Alors que le 22 mars prochain aura lieu la journée mondiale de l’eau, l’Ile-de-France est à la croisée des chemins entre un modèle de gestion publique de l’eau et un puissant mouvement de fond pour la financiarisation de ce nouvel or bleu. Une tribune de Philippe Rio, Maire de Grigny et Vice-président de Grand Paris Sud Seine-Essonne-Sénart en charge du développement durable, du cycle de l’eau, de la biodiversité et de la production d’énergie, publiée dans Le Monde.
A la veille d’élections régionales et départementales où l’écologie est dans toutes les bouches, le big bang sur l’eau est pour l’heure le grand absent du débat public.
Sous les effets ravageurs d’une compétitivité urbaine internationale tout azimut et avec l’attractivité économique comme seule boussole, la fusion Veolia/Suez est une captation sans partage du premier bien commun de l’humanité par des intérêts financiers.
Face à cette financiarisation rampante, de nombreuses métropoles françaises à Grenoble, Nice, Lille, Strasbourg, Paris, Rennes, Nantes, Montpellier et maintenant à Lyon et Bordeaux ont déjà fait le choix précurseur d’une gestion publique de l’eau. Avec des citoyens et des militants engagés, ces collectivités locales se sont dotées, grâce à des entreprises publiques locales, de compétences humaines, techniques et juridiques de premier plan pour rivaliser avec le privé !
Il y a une exceptionnalité francilienne avec un modèle public intégré qui va de la source au robinet avec la Ville capitale et son entreprise publique Eau de Paris.

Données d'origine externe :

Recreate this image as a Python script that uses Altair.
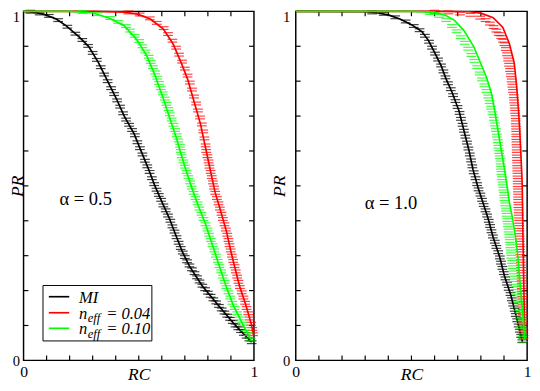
import altair as alt
import pandas as pd

FONT = "Liberation Serif"
H = 359
W_LEFT, W_RIGHT = 237, 238

SERIES = ["MI", "0.04", "0.10"]
COLORS = ["#000000", "#ff0000", "#00ff00"]
TICKS = [0.1, 0.2, 0.3, 0.4, 0.5, 0.6, 0.7, 0.8, 0.9]
AXIS_LABELS = [0, 1]
PR_ERR = 0.004

# ---------------- left panel (alpha = 0.5) ----------------
L_MI_LINE_X = [0, .04, .086, .142, .184, .241, .283, .325, .367, .402, .437, .48, .508, .543, .57, .6, .634, .66, .69, .72, .775, .845, .916, .99]
L_MI_LINE_Y = [1, .998, .992, .978, .959, .927, .899, .853, .797, .751, .7, .649, .603, .547, .5, .455, .405, .36, .31, .27, .214, .158, .103, .052]
L_R04_LINE_X = [0, .3, .44, .494, .55, .606, .648, .684, .712, .74, .768, .789, .81, .831, .852, .88, .902, .916, .937, .965, .989, .998]
L_R04_LINE_Y = [1, 1, .998, .992, .978, .95, .908, .853, .806, .742, .677, .612, .547, .482, .436, .371, .306, .269, .214, .158, .103, .07]
L_G10_LINE_X = [0, .2, .297, .367, .437, .494, .536, .571, .606, .634, .662, .684, .705, .73, .76, .79, .82, .85, .88, .91, .95, .99]
L_G10_LINE_Y = [1, 1, .996, .982, .959, .917, .871, .816, .751, .695, .64, .59, .545, .495, .44, .39, .33, .27, .21, .158, .105, .055]

L_MI_PTS_X = [.03, .07, .11, .15, .19, .225, .255, .28, .3, .318, .335, .35, .365, .38, .393, .406, .419, .432, .445, .458, .471, .483, .494, .505, .516, .527, .537, .547, .557, .567, .577, .587, .597, .607, .617, .627, .637, .646, .655, .664, .673, .682, .691, .7, .71, .72, .731, .742, .753, .764, .776, .788, .8, .812, .824, .836, .848, .86, .872, .884, .896, .908, .92, .932, .944, .956, .968, .98, .99]
L_MI_PTS_Y = [.999, .994, .987, .975, .956, .936, .918, .901, .881, .861, .84, .819, .8, .78, .763, .745, .727, .708, .69, .675, .66, .645, .625, .608, .59, .572, .556, .54, .522, .505, .489, .474, .46, .444, .43, .415, .4, .384, .369, .353, .337, .322, .309, .296, .284, .272, .261, .25, .238, .226, .214, .204, .194, .185, .175, .166, .156, .146, .137, .128, .119, .11, .1, .092, .084, .076, .068, .06, .052]
L_R04_PTS_X = [.455, .504, .548, .578, .608, .627, .646, .662, .675, .688, .7, .712, .722, .731, .74, .749, .757, .766, .774, .78, .785, .79, .793, .798, .803, .807, .812, .817, .822, .827, .832, .839, .846, .852, .859, .865, .872, .878, .884, .889, .894, .899, .904, .91, .916, .921, .927, .933, .939, .947, .954, .962, .968, .975, .982, .988, .992, .996]
L_R04_PTS_Y = [.997, .991, .98, .967, .952, .935, .916, .896, .876, .856, .836, .816, .796, .776, .756, .736, .716, .696, .676, .656, .636, .616, .6, .585, .57, .555, .54, .525, .51, .495, .48, .465, .45, .435, .42, .405, .39, .375, .36, .345, .33, .315, .3, .285, .27, .255, .24, .225, .21, .195, .18, .165, .15, .135, .12, .105, .09, .075]
L_G10_PTS_X = [.256, .323, .376, .41, .444, .462, .482, .502, .516, .529, .543, .552, .562, .571, .58, .588, .596, .604, .613, .62, .628, .635, .643, .65, .658, .665, .672, .679, .682, .686, .693, .7, .708, .715, .723, .73, .738, .746, .755, .763, .772, .781, .79, .798, .805, .813, .82, .828, .835, .843, .85, .858, .865, .873, .88, .889, .897, .906, .916, .927, .939, .95, .962, .974, .986]
L_G10_PTS_Y = [.998, .992, .981, .97, .958, .945, .93, .915, .9, .885, .87, .855, .84, .825, .81, .795, .78, .765, .75, .735, .72, .705, .69, .675, .66, .645, .63, .615, .6, .585, .57, .555, .54, .525, .51, .495, .48, .465, .45, .435, .42, .405, .39, .375, .36, .345, .33, .315, .3, .285, .27, .255, .24, .225, .21, .195, .18, .165, .15, .135, .12, .105, .09, .075, .06]

# ---------------- right panel (alpha = 1.0) ----------------
R_MI_LINE_X = [0, .3, .349, .4, .45, .5, .545, .573, .601, .629, .65, .675, .706, .727, .748, .766, .79, .81, .832, .853, .881, .902, .93, .951, .972, .98]
R_MI_LINE_Y = [1, .999, .996, .99, .978, .962, .942, .917, .881, .843, .806, .769, .714, .658, .603, .547, .49, .45, .405, .353, .297, .242, .186, .131, .075, .052]
R_R04_LINE_X = [0, .6, .75, .8, .853, .895, .923, .944, .954, .962, .968, .972, .976, .979, .982, .986, .99]
R_R04_LINE_Y = [1, 1, .999, .995, .982, .954, .908, .853, .79, .723, .658, .603, .547, .496, .35, .2, .06]
R_G10_LINE_X = [0, .5, .6, .643, .685, .727, .769, .797, .825, .846, .86, .874, .888, .902, .914, .924, .936, .948, .958, .967, .976, .984, .99]
R_G10_LINE_Y = [1, 1, .997, .99, .975, .945, .899, .855, .81, .765, .714, .658, .603, .547, .496, .45, .41, .36, .31, .24, .17, .11, .06]

R_MI_PTS_X = [.33, .38, .43, .475, .51, .535, .558, .576, .589, .602, .615, .628, .638, .647, .658, .67, .68, .69, .699, .708, .714, .721, .727, .733, .74, .746, .752, .758, .763, .769, .777, .784, .79, .798, .805, .812, .82, .827, .834, .84, .846, .852, .86, .867, .875, .882, .887, .893, .899, .906, .913, .92, .928, .934, .94, .946, .951, .957, .963, .968, .974, .979]
R_MI_PTS_Y = [.997, .993, .983, .971, .958, .946, .93, .913, .896, .879, .862, .845, .828, .811, .794, .777, .76, .743, .726, .709, .692, .675, .658, .641, .624, .607, .59, .573, .556, .539, .522, .505, .49, .475, .46, .445, .43, .415, .4, .385, .37, .355, .34, .325, .31, .295, .28, .265, .25, .235, .22, .205, .19, .175, .16, .145, .13, .115, .1, .085, .07, .055]
R_R04_PTS_X = [.6, .66, .71, .755, .797, .82, .839, .855, .867, .878, .888, .896, .902, .908, .913, .918, .922, .926, .93, .933, .936, .939, .942, .944, .946, .948, .95, .951, .952, .953, .953, .954, .955, .955, .956, .957, .957, .958, .959, .959, .96, .961, .961, .962, .963, .964, .965, .966, .967, .968, .969, .97, .971, .972, .973, .974, .975, .976, .977, .977, .978, .979, .98, .981, .982, .982, .983, .984, .985]
R_R04_PTS_Y = [.999, .997, .994, .99, .982, .975, .965, .955, .945, .935, .926, .916, .906, .892, .877, .862, .847, .832, .817, .802, .787, .772, .757, .742, .727, .712, .697, .682, .667, .652, .637, .622, .607, .592, .577, .562, .547, .532, .517, .502, .487, .472, .457, .442, .427, .412, .397, .382, .367, .352, .337, .322, .307, .292, .277, .262, .247, .232, .217, .202, .187, .172, .157, .142, .127, .112, .097, .082, .067]
R_G10_PTS_X = [.58, .62, .65, .675, .695, .713, .73, .745, .759, .772, .784, .795, .805, .815, .824, .832, .838, .844, .85, .856, .861, .865, .869, .873, .876, .879, .882, .885, .887, .889, .891, .894, .897, .9, .902, .905, .908, .911, .914, .917, .92, .923, .925, .927, .929, .931, .935, .938, .942, .946, .95, .953, .957, .96, .963, .965, .968, .971, .974, .976, .979, .981]
R_G10_PTS_Y = [.995, .987, .975, .958, .943, .926, .91, .893, .875, .858, .84, .822, .805, .788, .772, .756, .74, .724, .708, .692, .676, .66, .644, .628, .612, .597, .582, .567, .552, .537, .522, .507, .492, .477, .462, .447, .432, .417, .402, .387, .372, .357, .342, .327, .312, .297, .282, .267, .252, .237, .222, .207, .192, .177, .162, .147, .132, .117, .102, .087, .072, .057]

LEGEND_TEXT = ["MI", "n", "eff", "= 0.04", "= 0.10"]
ANNOTATIONS = ["\u03b1 = 0.5", "\u03b1 = 1.0"]

SCALE = alt.Scale(domain=[0, 1], nice=False, zero=False)
ONE = pd.DataFrame({"k": [0]})


def x_axis():
    return alt.Axis(values=AXIS_LABELS, format="d", ticks=False, domain=False, grid=False,
                    labelFlush=False, labelFontSize=16, labelPadding=4, labelColor="black", labelFont=FONT,
                    title="RC", titleFont=FONT, titleFontSize=18, titleFontStyle="italic",
                    titleFontWeight="normal", titleColor="black", titleY=6)


def y_axis(label_pad, title_x):
    return alt.Axis(values=AXIS_LABELS, format="d", ticks=False, domain=False, grid=False,
                    labelFlush=False, labelFontSize=15, labelPadding=label_pad, labelColor="black", labelFont=FONT,
                    labelOffset={"condition": {"test": "datum.value == 1", "value": 5.5}, "value": 0},
                    title="PR", titleFont=FONT, titleFontSize=18, titleFontStyle="italic",
                    titleFontWeight="normal", titleColor="black", titleX=title_x)


def panel(W, lines, pts, label_pad, title_x, annot, annot_xy, legend):
    X = lambda f: alt.X(f, type="quantitative", scale=SCALE, axis=x_axis())
    Y = lambda f: alt.Y(f, type="quantitative", scale=SCALE, axis=y_axis(label_pad, title_x))
    tdf = pd.DataFrame({"t": TICKS})
    layers = [
        alt.Chart(tdf).mark_rule(color="black", strokeWidth=1.2).encode(x=X("t"), y=alt.value(0), y2=alt.value(5)),
        alt.Chart(tdf).mark_rule(color="black", strokeWidth=1.2).encode(x=X("t"), y=alt.value(H - 5), y2=alt.value(H)),
        alt.Chart(tdf).mark_rule(color="black", strokeWidth=1.2).encode(y=Y("t"), x=alt.value(0), x2=alt.value(5)),
        alt.Chart(tdf).mark_rule(color="black", strokeWidth=1.2).encode(y=Y("t"), x=alt.value(W - 5), x2=alt.value(W)),
    ]
    for (lx, ly), (px, py), color in zip(lines, pts, COLORS):
        mdf = pd.DataFrame({"x": px, "y": py})
        mdf["lo"] = mdf["y"] - PR_ERR
        mdf["hi"] = mdf["y"] + PR_ERR
        ldf = pd.DataFrame({"x": lx, "y": ly, "i": range(len(lx))})
        layers += [
            alt.Chart(mdf).mark_tick(orient="horizontal", size=10, thickness=1.2, color=color, opacity=0.75).encode(x=X("x"), y=Y("hi")),
            alt.Chart(mdf).mark_tick(orient="horizontal", size=10, thickness=1.2, color=color, opacity=0.75).encode(x=X("x"), y=Y("lo")),
            alt.Chart(ldf).mark_line(strokeWidth=1.7, color=color).encode(x=X("x"), y=Y("y"), order="i"),
        ]
    layers.append(
        alt.Chart(ONE).mark_text(text=annot, font=FONT, fontSize=19, align="left", baseline="middle", color="black")
        .encode(x=alt.value(annot_xy[0]), y=alt.value(annot_xy[1]))
    )
    if legend:
        layers.append(alt.Chart(ONE).mark_rect(fill="white", stroke="black", strokeWidth=1)
                      .encode(x=alt.value(20), x2=alt.value(132), y=alt.value(282), y2=alt.value(339)))
        rows_line = [293.5, 310, 326]
        rows_base = [299.5, 316, 332]
        for color, ly in zip(COLORS, rows_line):
            layers.append(alt.Chart(ONE).mark_rule(color=color, strokeWidth=1.7)
                          .encode(x=alt.value(26), x2=alt.value(47), y=alt.value(ly)))
        txt = dict(font=FONT, fontStyle="italic", align="left", baseline="alphabetic", color="black")
        layers.append(alt.Chart(ONE).mark_text(text=LEGEND_TEXT[0], fontSize=17, **txt)
                      .encode(x=alt.value(57), y=alt.value(rows_base[0])))
        for rb, val in zip(rows_base[1:], LEGEND_TEXT[3:]):
            layers += [
                alt.Chart(ONE).mark_text(text=LEGEND_TEXT[1], fontSize=17, **txt).encode(x=alt.value(57), y=alt.value(rb)),
                alt.Chart(ONE).mark_text(text=LEGEND_TEXT[2], fontSize=13, **txt).encode(x=alt.value(66), y=alt.value(rb + 4)),
                alt.Chart(ONE).mark_text(text=val, fontSize=17, **txt).encode(x=alt.value(85), y=alt.value(rb)),
            ]
    return alt.layer(*layers).properties(width=W, height=H)


left = panel(W_LEFT,
             [(L_MI_LINE_X, L_MI_LINE_Y), (L_R04_LINE_X, L_R04_LINE_Y), (L_G10_LINE_X, L_G10_LINE_Y)],
             [(L_MI_PTS_X, L_MI_PTS_Y), (L_R04_PTS_X, L_R04_PTS_Y), (L_G10_PTS_X, L_G10_PTS_Y)],
             4, 3, ANNOTATIONS[0], (37, 193.5), True)
right = panel(W_RIGHT,
              [(R_MI_LINE_X, R_MI_LINE_Y), (R_R04_LINE_X, R_R04_LINE_Y), (R_G10_LINE_X, R_G10_LINE_Y)],
              [(R_MI_PTS_X, R_MI_PTS_Y), (R_R04_PTS_X, R_R04_PTS_Y), (R_G10_PTS_X, R_G10_PTS_Y)],
              6, -8, ANNOTATIONS[1], (71, 197.5), False)

chart = (alt.hconcat(left, right, spacing=11)
         .properties(padding={"left": 0, "top": -7, "right": 0, "bottom": 0}, background="white")
         .configure_view(stroke="black", strokeWidth=1.5))

chart.save("out.html", embed_options={"renderer": "svg", "actions": False})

Le reste du territoire francilien est sous la main mise tantôt du SEDIF/Véolia tantôt des monopoles territorialisés d’opérateurs privés comme Suez avec un Réseau Interconnecté Sud Francilien.
D’autres territoires se sont, par ailleurs, lancés dans une reprise en gestion publique de la distribution en Grande Couronne notamment, en Essonne, avec la communauté d’agglomération Grand Paris Sud Seine Sénart. Et maintenant, c’est au tour de Grand Orly Seine Bièvre, d’Est Ensemble, Plaine Commune et de la communauté d’agglomération Marne et Gondoire d’embrayer le pas. Mais l’étape nouvelle est bien celle de la réappropriation des outils de production.
Face aux chantres d’un capitalisme vert et dans une région où le prix de l’eau est supérieur au reste de la France, ce sont autant d’expériences à taille humaine avec comme ligne de mire une souveraineté énergétique, une démocratie locale retrouvée et une éthique sur la transparence des tarifs de l’eau au juste prix, à la juste qualité et au juste service.
Face au modèle privé dont les seuls perdants risquent d’être l’usager et la planète, notre Région possède de nombreux atouts pour écrire un nouveau chapitre pour les franciliennes et les franciliens. La baisse des tarifs de l’eau potable est à portée de main en raison d’une surcapacité de production et d’infrastructures qui sont quasi amortis par la facture des usagers.
Mais l’eau n’échappe pas au marketing notamment sur sa qualité. Nous affirmons que notre modèle sanitaire est robuste et sérieux. La surenchère technologique pour dégager de nouvelles marges financières guette le débat public. Il y a des alternatives au « technicisme » dite « de l’osmose inverse basse pression » qui est sur-consommatrice en eau (+25%) et en d’électricité (+15%), et écologiquement contestable par le déversement de rejets dans les cours d’eau.
S’agissant des salariés et de leurs représentants syndicaux, ils auront tout intérêt à intégrer des structures publiques avec leurs acquis privés. Leurs compétences et leurs engagements professionnels sont notre fierté que salissent chaque jour les marges financières abusives pratiquées dans le privé.
Une eau au goût du CAC 40 n’a pas d’avenir. Il est plus que jamais temps d’organiser un rapport de force politique et citoyen entre les intérêts des usagers d’une eau publique et des actionnaires prêts à se jeter sur une nouvelle poule aux œufs d’or.
Dans une région Ile-de-France baignée par la Marne et la Seine et alors que le 22 mars aura lieu la journée mondiale de l’eau, nous devons faire le choix en Ile-de-France d’une gestion publique de l’eau comme droit humain élémentaire au service de la sobriété écologique et climatique.